Wir kümmern uns um unsere Kunden, legen gleich am ersten Tag den ganzen Vertrieb zusammen und schauen, dass jeder Kunde einen klaren Ansprechpartner hat, einen klaren Prozess, dass alle Produkte geliefert werden können. Parallel müssen wir in drei bis vier Wochen alle Finanzprozesse hinkriegen, um einen Jahresabschluss machen zu können, es sind ja nur zwei Monate bis dahin. Der dritte Teil ist die Zusammenführung der IT-Landschaft. Dann wird unser Einkauf große Veränderungen durchmachen, damit wir bei unseren Lieferanten als Einheit auftreten können, um schnell Synergien zu erzielen. Die Neustrukturierung unseres Produktionsnetzwerks wird sich über das gesamte Jahr 2018 hinziehen.

Die Konzernsteuerung passiert in Wien, aber die Holding sitzt in den Niederlanden. Wollen Sie Steuern sparen?
Nein, das hat mit Steuern gar nichts zu tun. Versteuert wird in Österreich. Leider, die Steuern sind so hoch. Ohne die Holding hätten wir technisch nicht in Wien von der Börse gehen können. Wir wollten ursprünglich in England gründen, haben das aber aus Vorsicht wegen des Brexits nicht gemacht.

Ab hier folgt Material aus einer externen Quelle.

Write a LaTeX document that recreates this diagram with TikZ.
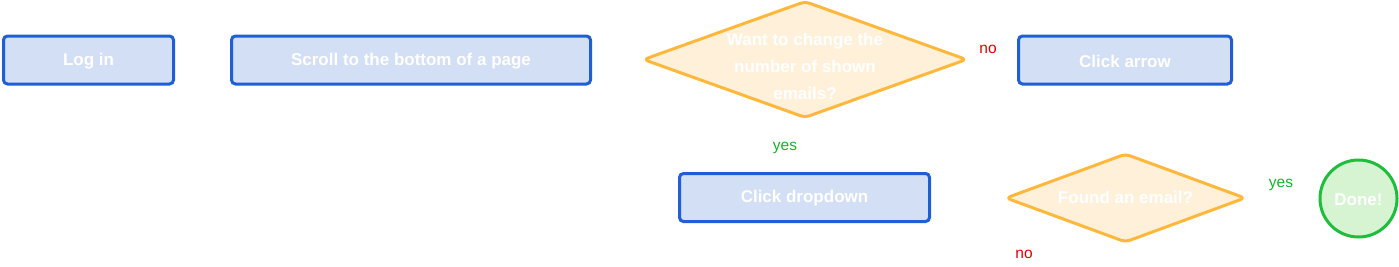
\documentclass[tikz,border=0pt]{standalone}
\usepackage{fontspec}
\setmainfont{Liberation Sans}
\usetikzlibrary{shapes.geometric}
\definecolor{bblue}{RGB}{31,94,214}
\definecolor{fblue}{RGB}{210,223,245}
\definecolor{borange}{RGB}{255,184,60}
\definecolor{forange}{RGB}{255,240,218}
\definecolor{bgreen}{RGB}{30,190,60}
\definecolor{fgreen}{RGB}{214,243,210}
\definecolor{lred}{RGB}{225,0,0}
\definecolor{lgreen}{RGB}{20,180,40}
\begin{document}
\begin{tikzpicture}[x=1pt,y=-1pt,
  stepbox/.style={draw=bblue,fill=fblue,line width=3pt,rounded corners=4pt,minimum height=48pt,inner sep=0pt},
  decbox/.style={draw=borange,fill=forange,line width=3pt,diamond,rounded corners=5pt,inner sep=0pt},
  endbox/.style={draw=bgreen,fill=fgreen,line width=3pt,circle,inner sep=0pt,minimum size=77pt},
  txt/.style={text=white,font=\bfseries\fontsize{17}{27}\selectfont,align=center},
  nolab/.style={text=lred,font=\fontsize{15.5}{18}\selectfont},
  yeslab/.style={text=lgreen,font=\fontsize{15.5}{18}\selectfont}]
\useasboundingbox (0,0) rectangle (1399,266);
\node[stepbox,minimum width=170pt] (login) at (88.5,60) {};
\node[txt] at ([yshift=-1.5pt]login.center) {Log in};
\node[stepbox,minimum width=359pt] (scroll) at (411,60) {};
\node[txt] at ([yshift=-1.5pt]scroll.center) {Scroll to the bottom of a page};
\node[decbox,minimum width=324pt,minimum height=117pt] (want) at (805,59.5) {};
\node[txt] (wanttxt) at ([yshift=-7pt]want.center) {Want to change the\\number of shown\\emails?};
\node[stepbox,minimum width=213pt] (arrow) at (1125,60) {};
\node[txt] at ([yshift=-1.5pt]arrow.center) {Click arrow};
\node[stepbox,minimum width=250pt] (drop) at (804.5,197.5) {};
\node[txt] at ([yshift=-1pt]drop.center) {Click dropdown};
\node[decbox,minimum width=240pt,minimum height=89pt] (found) at (1125.5,198) {};
\node[txt] at ([yshift=0.5pt]found.center) {Found an email?};
\node[endbox] (done) at (1358.5,198.5) {};
\node[txt] at ([yshift=-1pt]done.center) {Done!};
\node[nolab] (no1) at (988,49) {no};
\node[yeslab] (yes1) at (785,148) {yes};
\node[yeslab] (yes2) at (1281,185) {yes};
\node[nolab] (no2) at (1024,254) {no};
\end{tikzpicture}
\end{document}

Sie haben immer gesagt, die österreichischen Standorte profitieren vom Zusammenschluss, konnten aber nie Details nennen. Wie sehen denn jetzt die Pläne für die Steiermark und Kärnten aus?
Die Breitenau-Veitsch wird weltweit einer unserer größten Standorte im Bereich der Steinproduktion – vielleicht sogar der größte. Ob wir die Amerikaner überholen, werden wir sehen, die Chance besteht aber, weil hier alles sehr gut aufgesetzt ist und schon viel investiert wurde. Das geht in eine gute Richtung. In Trieben verstärken wir eine Produktlinie aus Brasilien, die dort weit weniger günstig hergestellt wird als in Österreich. Trieben bekommt viel mehr Menge und wird zum Leader innerhalb des Konzerns. Radenthein verliert zunächst Geschäft, dort müssen wir aus kartellrechtlichen Gründen Bereiche abgeben. Danach soll wieder aufgestockt werden.

In Leoben produzieren Sie zwar nicht, haben aber 160 Mitarbeiter in einem Forschungs- und Entwicklungszentrum.
Um Leoben gab es viele Diskussionen. Aber diese Truppe nimmt ihr Glück selbst in die Hand. Die machen viele gute Vorschläge. Der neue Chef, der von der Magnesita aus Brasilien kommt, ist ziemlich angetan. Wir werden Leoben weiter ausbauen, vor allem Richtung Digitalisierung, da geht es nicht um Riesenbeträge.

In Österreich entstehen Jobs?
In den Produktionsbetrieben werden wir eher Leute einstellen, vor allem, was technische Berufe und technisch-akademisch ausgebildete Leute betrifft. Die sind knapp in Österreich. Wenn wir nicht genug Elektromechaniker, Elektroschlosser und Industriekeramiker finden, müssen wir sie importieren. Wir haben sogar die eine oder andere Produktlinie, wo wir sagen, wir kriegen keine Leute, deshalb müssen wir es woanders machen. Wien bleibt personell gleich groß.

Ist der Schluss, dass es in Brasilien Schließungen und kräftigen Personalabbau gibt, richtig?
Konzernweit werden wir zehn bis 15 Prozent Personal abbauen. Die Magnesita-Zentrale in São Paulo wird geschlossen. Wichtiger wird eine tolle Mine, die soll mehr liefern. In den verschiedenen Fertigungen sind sicher Investitionen in Automatisierungen ein Thema.

Durch die Fusion ist RHI Magnesita größter Spieler am Weltmarkt. Was bringt das finanziell?
Das Synergiepotenzial liegt bei 70 Millionen Euro im Jahr. Im ersten Jahr entstehen Einmalkosten in etwa der gleichen Höhe, ab 2019 wird der Effekt dann schon relativ groß sein. Wir erhöhen unsere Profitabilität bei ungefähr gleich bleibenden Umsätzen, denn unsere Märkte wachsen nicht. Zusammen gehen wir nach vorn, können Energien erzeugen, um Dinge zu tun, für die es vorher nicht genug Zeit und kein Geld gab. Jetzt sind wir sehr internationale und fröhliche Leute.